Critical Thinking in the 11+: How to Show Maturity in Discussion Writing
Demonstrate sophisticated thinking and balanced analysis in your writing.
What Critical Thinking Looks Like at 11+
- Question assumptions ("What are we assuming here?")
- Weigh consequences (who benefits, who is affected?)
- Distinguish fact from opinion and anecdote from data
- Use conditional language ("This depends on…") and avoid extremes
CER: Claim – Evidence – Reasoning
Claim: a sensible point about the issue. Evidence: a brief fact/example. Reasoning: why the evidence supports the claim.
Example: Claim: "Short homework helps focus." Evidence: "Ten-minute tasks are more likely to be finished." Reasoning: "Because they are manageable, pupils practise consistently without stress."
Stems: "A reasonable claim is…", "For instance…", "This suggests…", "Therefore…"
Bias and Reliability
Check the Source
- Is the writer an expert or trying to sell something?
- Is the sample size tiny or just one story?

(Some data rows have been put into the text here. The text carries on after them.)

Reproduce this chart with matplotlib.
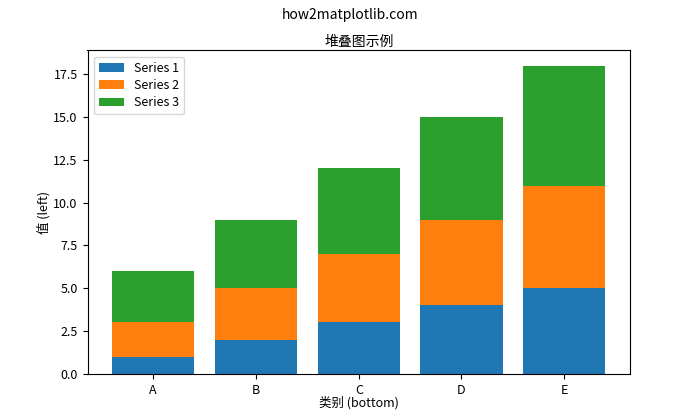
import numpy as np
import matplotlib.pyplot as plt

plt.rcParams['font.family'] = ['Noto Sans CJK SC', 'DejaVu Sans']
plt.rcParams['font.size'] = 9
plt.rcParams['axes.unicode_minus'] = False

categories = ['A', 'B', 'C', 'D', 'E']
series1 = [1, 2, 3, 4, 5]
series2 = [2, 3, 4, 5, 6]
series3 = [3, 4, 5, 6, 7]

fig, ax = plt.subplots(figsize=(7, 4.2), dpi=100)

ax.bar(categories, series1, label='Series 1')
ax.bar(categories, series2, bottom=series1, label='Series 2')
ax.bar(categories, series3, bottom=np.add(series1, series2), label='Series 3')

ax.set_title('堆叠图示例', fontsize=10, pad=3)
ax.set_xlabel('类别 (bottom)', labelpad=0)
ax.set_ylabel('值 (left)', labelpad=2)
ax.legend(loc='upper left', labelspacing=0.35)
fig.suptitle('how2matplotlib.com', fontsize=10, y=0.98)

fig.savefig('out.png')
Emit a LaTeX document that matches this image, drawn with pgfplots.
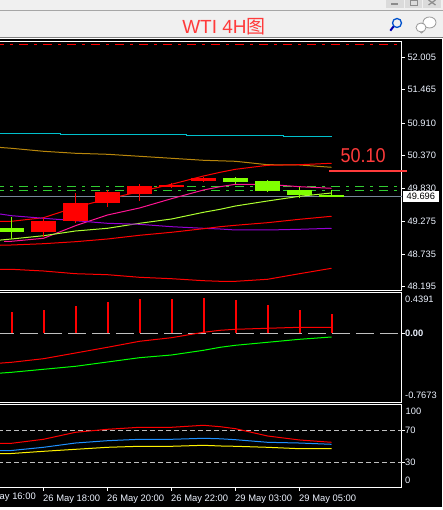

- Is the language emotional or neutral?
Common Traps
- Correlation vs causation: two things together doesn’t mean one caused the other
- Sweeping generalisations from one example
- False balance: pretending both sides are equal when evidence is lopsided
Evaluative, Careful Phrasing
Useful phrases: "to some extent", "in many cases", "provided that", "particularly for", "less convincing because", "this depends on".
These help you avoid absolute statements and show mature judgement.
Mini Exercises
- Underline the claim, evidence, and reasoning in a model paragraph.
- Rewrite this over-strong sentence: "Homework always ruins family time." → Make it balanced.
- Spot the bias: Is the source reliable? What information is missing?